In complex SQL statements, it is difficult to manually perform such transformations. It is hoped that the optimizer can optimize the equivalent conversion of related fields.

| username: yytest | Original post link

  1. If you need to improve query performance in the short term, you can consider using TiDB’s Hint mechanism to influence the optimizer’s decisions. Although this is not a long-term solution, it can help you achieve better performance in specific situations. For example, you can use a Hint like the following to force the optimizer to execute the query in the way you expect:
SELECT /*+ JOIN_ORDER(a, c, b) */ COUNT(*)
FROM a, b, c
WHERE a.id = b.id AND b.id = c.id AND c.c1 = a.c1;

In this example, the JOIN_ORDER(a, c, b) Hint tells the optimizer to first join a and c, and then join with b.

| username: FutureDB | Original post link

Currently, TiDB’s optimizer is not that intelligent yet, and often it cannot infer this. It’s better to explicitly specify it in the SQL whenever possible.

| username: Raymond | Original post link

  1. From the tests of MySQL and PG, both support automatically deriving a.id=c.id.

  2. I have a question:

After associating table a with table c, and then associating with table b, it should only need to satisfy b.id = c.id or b.id=a.id.
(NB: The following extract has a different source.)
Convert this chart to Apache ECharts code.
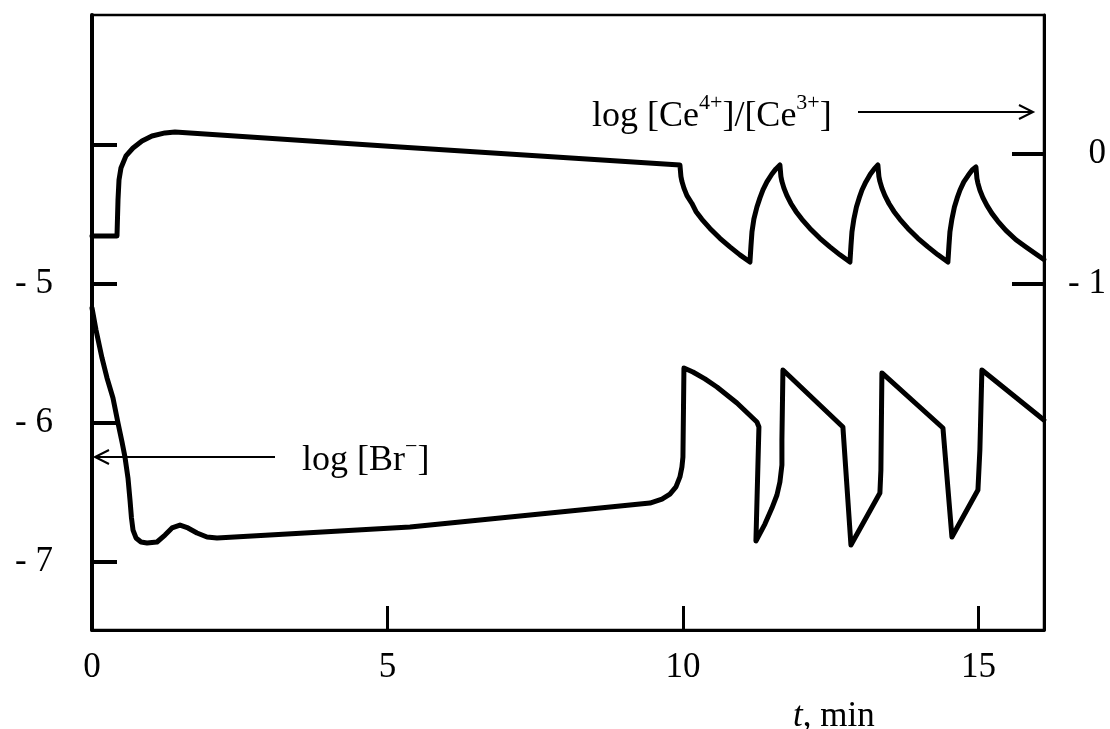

There’s no need to simultaneously check both conditions eq(test.a.id, test.b.id) and eq(test.c.id, test.b.id), right?

| username: 人如其名 | Original post link

a.c1=c.c1 and b.id=c.id
a.c1=c.c1 and b.id=c.id and a.id=b.id
Obviously different, so it’s necessary.

| username: Raymond | Original post link

What I mean is that when joining the statements, the join condition between a and c is a.c1 = c.c1 and a.id = c.id, and then to associate with table b, the condition is b.id = c.id. That’s what I mean.

| username: 人如其名 | Original post link

Then logically, it’s not necessary.

| username: Raymond | Original post link

Yes, that’s what I meant. So I think TiDB made an extra judgment there.

| username: Chad | Original post link

Currently, there are no join_order hints.